**Supplied material:**
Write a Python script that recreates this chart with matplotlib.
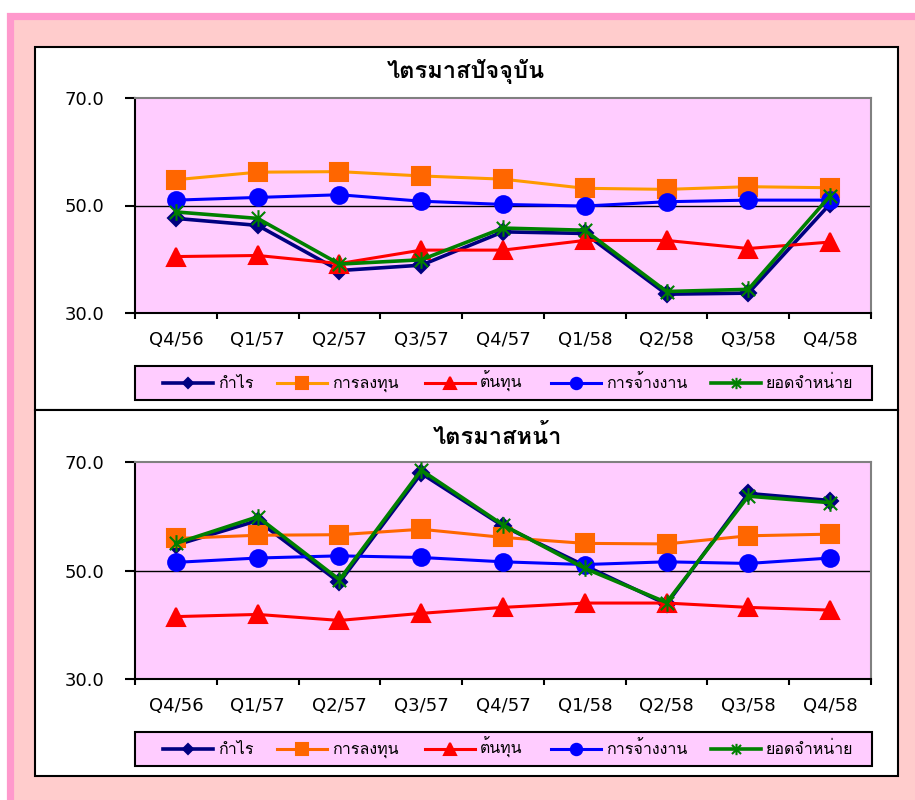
import matplotlib
matplotlib.use("Agg")
import matplotlib.pyplot as plt
from matplotlib import font_manager as fm
from matplotlib.ft2font import FT2Font
from matplotlib.patches import Rectangle
from matplotlib.lines import Line2D
from matplotlib.path import Path
import numpy as np

# ---------------- data ----------------
quarters = ["Q4/56", "Q1/57", "Q2/57", "Q3/57", "Q4/57", "Q1/58", "Q2/58", "Q3/58", "Q4/58"]
series_names = ["กำไร", "การลงทุน", "ต้นทุน", "การจ้างงาน", "ยอดจำหน่าย"]

# current quarter (ไตรมาสปัจจุบัน)
cur_profit = [47.6, 46.3, 37.9, 38.9, 45.1, 44.8, 33.5, 33.7, 50.3]
cur_invest = [54.8, 56.2, 56.3, 55.5, 54.9, 53.2, 53.0, 53.5, 53.3]
cur_cost = [40.5, 40.7, 39.2, 41.7, 41.7, 43.5, 43.5, 42.0, 43.2]
cur_employ = [51.0, 51.5, 52.0, 50.8, 50.2, 49.9, 50.7, 51.0, 51.0]
cur_sales = [48.8, 47.6, 39.1, 39.9, 45.8, 45.4, 34.0, 34.4, 51.8]

# next quarter (ไตรมาสหน้า)
nxt_profit = [54.7, 59.2, 47.8, 67.9, 58.2, 50.9, 43.8, 64.2, 62.9]
nxt_invest = [55.9, 56.5, 56.6, 57.6, 56.1, 55.0, 54.9, 56.4, 56.7]
nxt_cost = [41.5, 41.9, 40.8, 42.1, 43.2, 44.0, 44.0, 43.2, 42.7]
nxt_employ = [51.5, 52.3, 52.7, 52.4, 51.6, 51.1, 51.6, 51.3, 52.3]
nxt_sales = [55.0, 59.9, 48.3, 68.5, 58.4, 50.4, 44.1, 63.7, 62.5]

titles = ["ไตรมาสปัจจุบัน", "ไตรมาสหน้า"]
y_ticks = [30.0, 50.0, 70.0]


# ---------------- fonts ----------------
def find_thai_font():
    seen = []
    for f in fm.fontManager.ttflist:
        try:
            ft = FT2Font(f.fname)
            if ft.get_char_index(ord("ก")) and ft.get_char_index(ord("ไ")):
                seen.append(f.name)
        except Exception:
            pass
    return seen[0] if seen else "DejaVu Sans"

thai = find_thai_font()
plt.rcParams["font.family"] = [thai, "DejaVu Sans"]
LAT = "DejaVu Sans"

W, H = 915, 800
fig = plt.figure(figsize=(W / 100, H / 100), dpi=100)
fig.patch.set_facecolor("white")


def fx(x):
    return x / W


def fy(y):
    return 1 - y / H


def rect_px(x0, y0, x1, y1, **kw):
    r = Rectangle((fx(x0), fy(y1)), fx(x1) - fx(x0), fy(y0) - fy(y1),
                  transform=fig.transFigure, **kw)
    fig.add_artist(r)
    return r


# background frames
rect_px(10, 15.5, 930, 815, facecolor="#FFCCCC", edgecolor="#FF99CC", linewidth=5.2, zorder=-3)
rect_px(35, 47, 898, 410, facecolor="white", edgecolor="black", linewidth=1.5, zorder=-2)
rect_px(35, 410, 898, 776, facecolor="white", edgecolor="black", linewidth=1.5, zorder=-2)

star = Path([(-1, -1), (1, 1), (-1, 1), (1, -1), (0, -1.25), (0, 1.25)],
            [Path.MOVETO, Path.LINETO, Path.MOVETO, Path.LINETO, Path.MOVETO, Path.LINETO])

styles = [
    dict(color="#000080", marker="D", ms=8, mfc="#000080", mec="#000080", lw=2.6, mew=1.5),
    dict(color="#FF9900", marker="s", ms=13, mfc="#FF6600", mec="#FF6600", lw=2.2, mew=1.5),
    dict(color="#FF0000", marker="^", ms=13, mfc="#FF0000", mec="#FF0000", lw=2.2, mew=1.5),
    dict(color="#0000FF", marker="o", ms=12, mfc="#0000FF", mec="#0000FF", lw=2.2, mew=1.5),
    dict(color="#008000", marker=star, ms=12, mfc="none", mec="#008000", lw=2.6, mew=1.5),
]

legend_x = [163, 277, 425, 551, 711]
HANDLE_W = 50

panels = [
    dict(ax=(135, 98, 871, 313), data=[cur_profit, cur_invest, cur_cost, cur_employ, cur_sales],
         title_xy=(466, 72), legend=(135, 366, 872, 400), orange="#FF9900"),
    dict(ax=(135, 462, 871, 679), data=[nxt_profit, nxt_invest, nxt_cost, nxt_employ, nxt_sales],
         title_xy=(497, 437), legend=(135, 732, 872, 766), orange="#FF6600"),
]

x = np.arange(len(quarters))
for i, p in enumerate(panels):
    x0, y0, x1, y1 = p["ax"]
    ax = fig.add_axes([fx(x0), fy(y1), fx(x1) - fx(x0), fy(y0) - fy(y1)])
    ax.set_zorder(1)
    ax.set_facecolor("#FFCCFF")
    for name, vals, st in zip(series_names, p["data"], styles):
        col = p["orange"] if st["marker"] == "s" else st["color"]
        ax.plot(x, vals, color=col, lw=st["lw"], marker=st["marker"],
                markersize=st["ms"], markerfacecolor=st["mfc"],
                markeredgecolor=st["mec"], markeredgewidth=st["mew"],
                label=name, clip_on=False, zorder=3)
    ax.set_xlim(-0.5, len(quarters) - 0.5)
    ax.set_ylim(30, 70)
    ax.set_yticks(y_ticks)
    ax.set_yticklabels([f"{v:.1f}" for v in y_ticks], fontfamily=LAT, fontsize=13)
    ax.axhline(50, color="black", lw=1.0, zorder=1)
    ax.set_xticks(x)
    ax.set_xticklabels(quarters, fontfamily=LAT, fontsize=13)
    ax.set_xticks(np.arange(-0.5, len(quarters)), minor=True)
    ax.tick_params(axis="x", which="major", length=0, pad=13)
    ax.tick_params(axis="x", which="minor", length=4.5, width=1.5, direction="out")
    ax.tick_params(axis="y", length=7, width=1.5, direction="out", pad=15)
    for s in ["left", "bottom"]:
        ax.spines[s].set_color("black")
        ax.spines[s].set_linewidth(1.5)
    for s in ["top", "right"]:
        ax.spines[s].set_color("#808080")
        ax.spines[s].set_linewidth(1.5)

    tx, ty = p["title_xy"]
    fig.text(fx(tx), fy(ty), titles[i], ha="center", va="center", fontsize=17,
             fontweight="bold", color="black")

    # legend box drawn by hand so each entry sits where the reference has it
    lx0, ly0, lx1, ly1 = p["legend"]
    rect_px(lx0, ly0, lx1, ly1, facecolor="#FFCCFF", edgecolor="black", linewidth=1.5, zorder=4)
    yc = (ly0 + ly1) / 2
    for name, st, lxp in zip(series_names, styles, legend_x):
        col = p["orange"] if st["marker"] == "s" else st["color"]
        fig.add_artist(Line2D([fx(lxp), fx(lxp + HANDLE_W)], [fy(yc), fy(yc)],
                              transform=fig.transFigure, color=col, lw=st["lw"], zorder=5))
        fig.add_artist(Line2D([fx(lxp + HANDLE_W / 2)], [fy(yc)], transform=fig.transFigure,
                              linestyle="none", marker=st["marker"], markersize=st["ms"] * 0.68,
                              markerfacecolor=st["mfc"], markeredgecolor=st["mec"],
                              markeredgewidth=st["mew"], zorder=6))
        fig.text(fx(lxp + HANDLE_W + 5), fy(yc + 5), name, ha="left", va="baseline",
                 fontsize=11.5, color="black", zorder=6)

fig.savefig("out.png", dpi=100)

**Required task:**
Begin at the first line of the material and copy each line exactly through the one containing "import numpy as np". Omit pictures.

**Answer to this task:**
Write a Python script that recreates this chart with matplotlib.
import matplotlib
matplotlib.use("Agg")
import matplotlib.pyplot as plt
from matplotlib import font_manager as fm
from matplotlib.ft2font import FT2Font
from matplotlib.patches import Rectangle
from matplotlib.lines import Line2D
from matplotlib.path import Path
import numpy as np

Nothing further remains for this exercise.